WASHINGTON – As fighting in Afghanistan has intensified during the past three months, the U.S. military has conducted 340 airstrikes there, more than twice the 160 carried out in the much higher-profile war in Iraq, according to data from the Central Command, the U.S. military headquarters for the Middle East.

The airstrikes appear to have increased in recent days as the United States and its allies have launched counteroffensives against the Taliban in the south and southeast, strafing and bombing a stronghold in Uruzgan province and pounding an area near Khost with 500-pound bombs.

U.S. officials say the activity is a response to an increasingly aggressive Taliban, whose leaders realize that long-term trends are against them as the power of the Afghan central government grows.

“I think the Taliban realize they have a window to act,” Army Maj.

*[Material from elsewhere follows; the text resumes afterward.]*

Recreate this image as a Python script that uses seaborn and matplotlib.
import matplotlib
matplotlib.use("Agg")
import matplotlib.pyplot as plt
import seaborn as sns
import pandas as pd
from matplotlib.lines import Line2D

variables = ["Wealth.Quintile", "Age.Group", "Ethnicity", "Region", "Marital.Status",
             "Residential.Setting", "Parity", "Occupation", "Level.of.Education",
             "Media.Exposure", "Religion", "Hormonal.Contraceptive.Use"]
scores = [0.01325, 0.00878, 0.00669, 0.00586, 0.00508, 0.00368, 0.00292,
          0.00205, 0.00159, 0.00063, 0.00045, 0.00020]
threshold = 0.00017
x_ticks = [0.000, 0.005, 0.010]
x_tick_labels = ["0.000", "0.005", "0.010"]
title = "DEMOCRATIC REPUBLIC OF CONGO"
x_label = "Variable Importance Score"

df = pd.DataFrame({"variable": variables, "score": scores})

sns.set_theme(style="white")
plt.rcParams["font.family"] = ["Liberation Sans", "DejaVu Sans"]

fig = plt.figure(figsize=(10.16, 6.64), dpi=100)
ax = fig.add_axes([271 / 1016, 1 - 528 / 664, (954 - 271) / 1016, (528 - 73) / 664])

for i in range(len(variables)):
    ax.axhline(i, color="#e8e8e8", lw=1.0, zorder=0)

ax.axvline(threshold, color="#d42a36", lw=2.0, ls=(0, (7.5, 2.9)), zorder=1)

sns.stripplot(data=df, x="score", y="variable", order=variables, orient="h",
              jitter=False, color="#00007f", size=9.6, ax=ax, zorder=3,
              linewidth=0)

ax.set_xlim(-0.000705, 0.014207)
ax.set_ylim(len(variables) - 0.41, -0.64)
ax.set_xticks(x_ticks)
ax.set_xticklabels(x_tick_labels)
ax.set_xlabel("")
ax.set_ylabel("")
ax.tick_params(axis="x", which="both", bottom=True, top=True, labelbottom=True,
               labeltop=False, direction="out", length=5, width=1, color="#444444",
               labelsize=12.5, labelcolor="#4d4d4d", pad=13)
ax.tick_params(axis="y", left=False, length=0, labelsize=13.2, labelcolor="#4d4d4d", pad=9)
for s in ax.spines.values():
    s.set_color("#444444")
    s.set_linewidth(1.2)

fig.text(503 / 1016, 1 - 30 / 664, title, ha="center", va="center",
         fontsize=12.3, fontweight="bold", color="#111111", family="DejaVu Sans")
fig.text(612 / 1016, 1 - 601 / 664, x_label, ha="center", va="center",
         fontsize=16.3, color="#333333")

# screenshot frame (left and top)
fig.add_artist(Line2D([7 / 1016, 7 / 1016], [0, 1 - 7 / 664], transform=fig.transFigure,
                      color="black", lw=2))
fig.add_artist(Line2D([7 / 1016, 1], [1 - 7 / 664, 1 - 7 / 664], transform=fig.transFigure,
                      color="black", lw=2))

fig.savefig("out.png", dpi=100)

Gen. Benjamin Freakley, commander of the 22,000 U.S. troops in the country, said in a recent interview. “The enemy is working against a window that he knows is closing.”

But some experts believe that the Taliban, the fundamentalist Muslim party ousted by the U.S. invasion in 2001, have sensed an opening in the south as the central government in Kabul has failed to gain much influence there and as the United States prepares to transfer command to NATO.

“I think it is an attempt by the Taliban to pre-empt the changeover from coalition to NATO command,” said Barnett Rubin, a political scientist at New York University. “They are trying to show that there is a war in the south and that the British, Dutch, Canadian or any other forces will have to take casualties and fight, not just patrol and build schools. They hope that this will have an impact on internal politics in these countries.”

The arrival of late spring, historically the beginning of Afghanistan’s fighting season, usually brings an increase in combat. Since early May, a resurgent Taliban militia has launched numerous attacks in southern Afghanistan in which more than 300 insurgents, soldiers and civilians have died. It has attacked in larger numbers and more frequently, burning 200 schools in the south and driving out foreign aid groups. Suicide bombings, a tactic relatively new to Afghanistan, have also increased.

Commanders say the combat is more intense than in the past three springs, both on the ground and from the air. The offensive has coincided with an effort to wipe out opium poppy crops in the south, resulting in an alliance between wealthy drug traders and anti-government Taliban forces. Anti-government fighters are moving in where the government has left a vacuum, especially where there is money to be made from drug trafficking and extortion.

The airstrikes between early March and late May concentrated on two areas – in the provinces of the south-central mountains that are the Taliban’s major redoubt and in eastern Afghanistan near the border with Pakistan, where al-Qaida and its allies operate. But U.S. warplanes have also hit targets near the capital of Kabul, the main U.S. base at Bagram, and near other major cities such as Jalalabad and Ghazni. The attacks have been executed by aircraft ranging from large B-52 bombers to small Predator drones, and have employed everything from 2,000 pound bombs to strafing attacks.

“In general, I think our forces have been aggressive, and the Taliban’s been more aggressive this spring than in the past,” Air Force Maj. Gen. Allen Peck, deputy commander of the Central Command’s air component, said in a separate interview. Peck helps oversee a two-war force that can fly from bases in the Persian Gulf region to hit targets in either Afghanistan or Iraq.

The spate of recent civilian deaths caused by the U.S. bombing has hurt the U.S. image in Afghanistan.

In late May, the Taliban occupied a village 20 miles from Kandahar city, prompting some of the U.S. airstrikes, including one that killed at least 15 civilians. Afghan President Hamid Karzai called for an investigation of the incident and asked the top U.S. military commander in the country, Army Lt. Gen. Karl W. Eikenberry, for an explanation.

“We go to great pains to limit any kind of casualties among the civilian population,” Freakley said.